Thanks for the neat post.
MM
Thanks for the Roberta remembrances!
She has played here before. I remember her performing at the 1992 Apple Festival in Hendersonville (the same one that then-President George H. W. Bush spoke at). I remember, because I was there and it was pouring rain by the time Bush started speaking.I found one remembrance of it here:
http://www.boldlife.com/gyrobase/Content?oid=oid%3A2137
"But back to Becky at Sherman Sports, who was reminiscing about past festivals and agreed with Rex that its original purpose was to promote downtown businesses. "All the store owners used to serve breakfast out on the sidewalk, like the Kiwanis Club does now," Becky remembered. "We set up the tables along the 400 block before the sun came up, and I remember once Roberta Flack was rehearsing. She happened to be performing at Black Mountain that year and came down to sing at the festival. She began singing and playing the piano that morning right at sunrise. It was magical." Past festivals have presented some less musically sensitive features, like the firing of muzzle-loaded antique guns and a beauty pageant to name Miss Apple Festival."
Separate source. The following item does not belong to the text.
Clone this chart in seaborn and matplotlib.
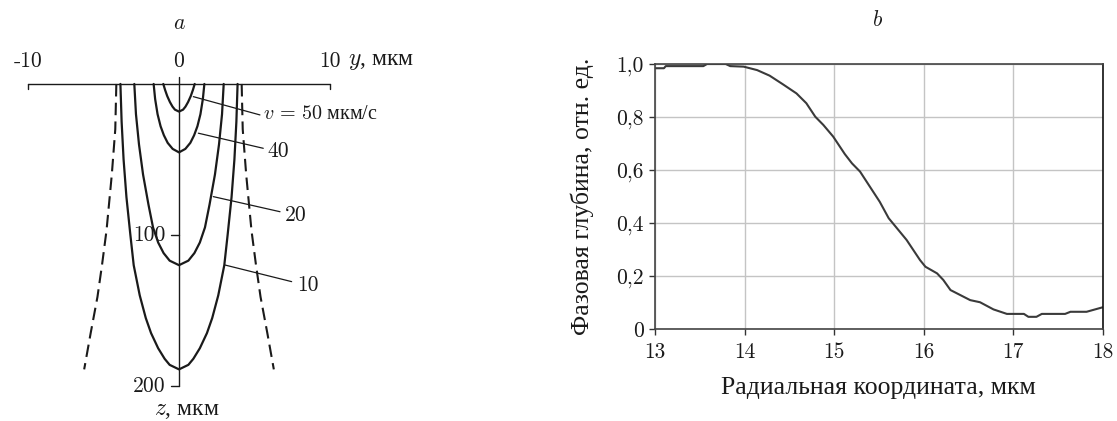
import numpy as np
import pandas as pd
import matplotlib
matplotlib.use("Agg")
import matplotlib.pyplot as plt
import seaborn as sns

# ---------------- panel a: isolines (half-width y vs depth z, mirrored) -------------
iso_labels = [r"$v\,=\,50$ мкм/с", "40", "20", "10"]
z_v50 = [0, 4, 8, 12, 15, 17, 18.3]
y_v50 = [1.04, 0.92, 0.78, 0.60, 0.43, 0.27, 0.0]
z_v40 = [0, 10, 20, 28, 34, 39, 43, 45.3]
y_v40 = [1.68, 1.58, 1.42, 1.22, 1.00, 0.75, 0.42, 0.0]
z_v20 = [0, 20, 40, 60, 80, 95, 105, 112, 117, 120]
y_v20 = [2.96, 2.85, 2.65, 2.38, 2.02, 1.72, 1.38, 1.02, 0.62, 0.0]
z_v10 = [0, 25, 50, 75, 100, 120, 140, 155, 165, 175, 182, 186, 189]
y_v10 = [3.88, 3.80, 3.67, 3.48, 3.22, 3.00, 2.60, 2.20, 1.85, 1.38, 0.95, 0.62, 0.0]
# dashed boundary
z_dash = [0, 30, 60, 97, 120, 141, 165, 189]
y_dash = [4.15, 4.22, 4.45, 4.80, 5.10, 5.40, 5.85, 6.28]

y_ticks = [-10, 0, 10]
z_ticks = [100, 200]

# ---------------- panel b ----------------
r_coord = [13.0, 13.1, 13.12, 13.54, 13.58, 13.79, 13.84, 13.99, 14.14, 14.28,
           14.43, 14.58, 14.69, 14.79, 14.88, 14.99, 15.12, 15.2, 15.29, 15.40,
           15.51, 15.61, 15.81, 15.96, 16.02, 16.15, 16.22, 16.30, 16.52, 16.63,
           16.78, 16.93, 17.12, 17.17, 17.26, 17.32, 17.58, 17.64, 17.82, 18.0]
phase_depth = [0.984, 0.984, 0.992, 0.992, 1.0, 1.0, 0.992, 0.99, 0.977, 0.956,
               0.923, 0.889, 0.852, 0.801, 0.770, 0.726, 0.660, 0.625, 0.594, 0.537,
               0.480, 0.418, 0.336, 0.260, 0.235, 0.210, 0.185, 0.147, 0.109, 0.101,
               0.074, 0.057, 0.057, 0.046, 0.046, 0.057, 0.057, 0.065, 0.065, 0.082]
x_ticks_b = [13, 14, 15, 16, 17, 18]
y_ticks_b = [0, 0.2, 0.4, 0.6, 0.8, 1.0]
y_ticklabels_b = ["0", "0,2", "0,4", "0,6", "0,8", "1,0"]

sns.set_theme(style="white")
plt.rcParams["font.family"] = ["cmr10", "Liberation Serif"]
plt.rcParams["mathtext.fontset"] = "cm"
plt.rcParams["axes.unicode_minus"] = False
plt.rcParams["axes.formatter.use_mathtext"] = True

CYR = ["Liberation Serif"]
fig = plt.figure(figsize=(11.17, 4.21), dpi=100)

# ======================= panel a =======================
axL = fig.add_axes([0.01155, 0.0473, 0.2974, 0.825])

dark = "#1a1a1a"
for zz, yy in [(z_v50, y_v50), (z_v40, y_v40), (z_v20, y_v20), (z_v10, y_v10)]:
    zz = np.asarray(zz, float)
    yy = np.asarray(yy, float)
    full_y = np.concatenate([-yy, yy[::-1][1:]])
    full_z = np.concatenate([zz, zz[::-1][1:]])
    df = pd.DataFrame({"y": full_y, "z": full_z})
    sns.lineplot(data=df, x="y", y="z", sort=False, estimator=None, color=dark,
                 lw=1.6, ax=axL)
for sgn in (-1, 1):
    df = pd.DataFrame({"y": sgn * np.asarray(y_dash), "z": z_dash})
    sns.lineplot(data=df, x="y", y="z", sort=False, estimator=None, color=dark,
                 lw=1.5, ax=axL, linestyle=(0, (6, 3)))
axL.set_xlim(-11, 11)
axL.set_ylim(210, -20)
axL.axis("off")

# axes drawn by hand
axL.plot([-10, 10], [0, 0], color=dark, lw=1.0)
for t in (-10, 10):
    axL.plot([t, t], [0, 3.3], color=dark, lw=1.0)
axL.plot([0, 0], [-4.6, 200], color=dark, lw=1.0)
for t in z_ticks:
    axL.plot([-0.55, 0], [t, t], color=dark, lw=1.0)
    axL.text(-0.9, t, str(t), ha="right", va="center", fontsize=15.5, color=dark)
for t in y_ticks:
    axL.text(t, -15.2, str(t), ha="center", va="center", fontsize=15.5, color=dark)
axL.text(11.2, -15.2, "$y$, мкм", ha="left", va="center", fontsize=17,
         color=dark, family=CYR)
axL.text(0.55, 216.5, "$z$, мкм", ha="center", va="center", fontsize=17,
         color=dark, family=CYR)
axL.text(0, -40.4, "$a$", ha="center", va="center", fontsize=15.5, color=dark)

leaders = [((0.95, 8.4), (5.36, 20.5), (5.56, 20.5)),
           ((1.28, 32.6), (5.58, 42.6), (5.89, 44.8)),
           ((2.27, 74.6), (6.69, 84.6), (7.02, 86.8)),
           ((3.05, 119.9), (7.46, 130.9), (7.81, 133.1))]
for i, (lab, (p0, p1, pt)) in enumerate(zip(iso_labels, leaders)):
    axL.plot([p0[0], p1[0]], [p0[1], p1[1]], color=dark, lw=0.9)
    if i == 0:
        axL.text(pt[0], pt[1], lab, ha="left", va="center", fontsize=14.5,
                 color=dark, family=CYR)
    else:
        axL.text(pt[0], pt[1], lab, ha="left", va="center", fontsize=15.5,
                 color=dark)

# ======================= panel b =======================
axR = fig.add_axes([0.5864, 0.2185, 0.4008, 0.6295])
sns.lineplot(x=r_coord, y=phase_depth, color="#3a3a3a", lw=1.5, ax=axR,
             estimator=None, sort=False)
axR.set_xlim(13, 18)
axR.set_ylim(0, 1)
axR.set_xticks(x_ticks_b)
axR.set_xticklabels([str(t) for t in x_ticks_b])
axR.set_yticks(y_ticks_b)
axR.set_yticklabels(y_ticklabels_b)
axR.grid(True, color="#c4c4c4", lw=1.0)
axR.set_axisbelow(True)
for s in axR.spines.values():
    s.set_visible(True)
    s.set_color("#444444")
    s.set_linewidth(1.2)
axR.spines["right"].set_color("#111111")
axR.tick_params(axis="both", direction="out", length=4, width=1.0, colors="#333333",
                labelsize=15.5, labelcolor=dark, left=True, bottom=True)
axR.tick_params(axis="x", pad=6)
axR.tick_params(axis="y", pad=4)
axR.set_xlabel("Радиальная координата, мкм", fontsize=18.5, color=dark, family=CYR)
axR.set_ylabel("Фазовая глубина, отн. ед.", fontsize=18.5, color=dark, family=CYR)
axR.xaxis.set_label_coords(0.5, -0.18)
axR.yaxis.set_label_coords(-0.136, 0.5)
fig.text(878 / 1117, 1 - 20 / 421, "$b$", ha="center", va="center", fontsize=15.5,
         color=dark)

fig.savefig("out.png", dpi=100)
I think I remember Roberta Flack participating in a concert (maybe with the Asheville Symphony?) at the Thomas Wolfe Auditorium — just one song. It was since I’ve lived here, which was the early 1980s. I think it may have been at Christmas as part of Light Up Your Holidays.
Or either I’m dreaming.
I’m with Don–I’m from Black Mountain and remember a sign we had in town that said she was born there.
Robert Flack was born in Black Mountain in the Brookside community. Brookside was in the Flat Creek Road vicinity which is where the old Roseland Gardens jukejoint/roadhouse stood. I’m told some of her kin still live in the area.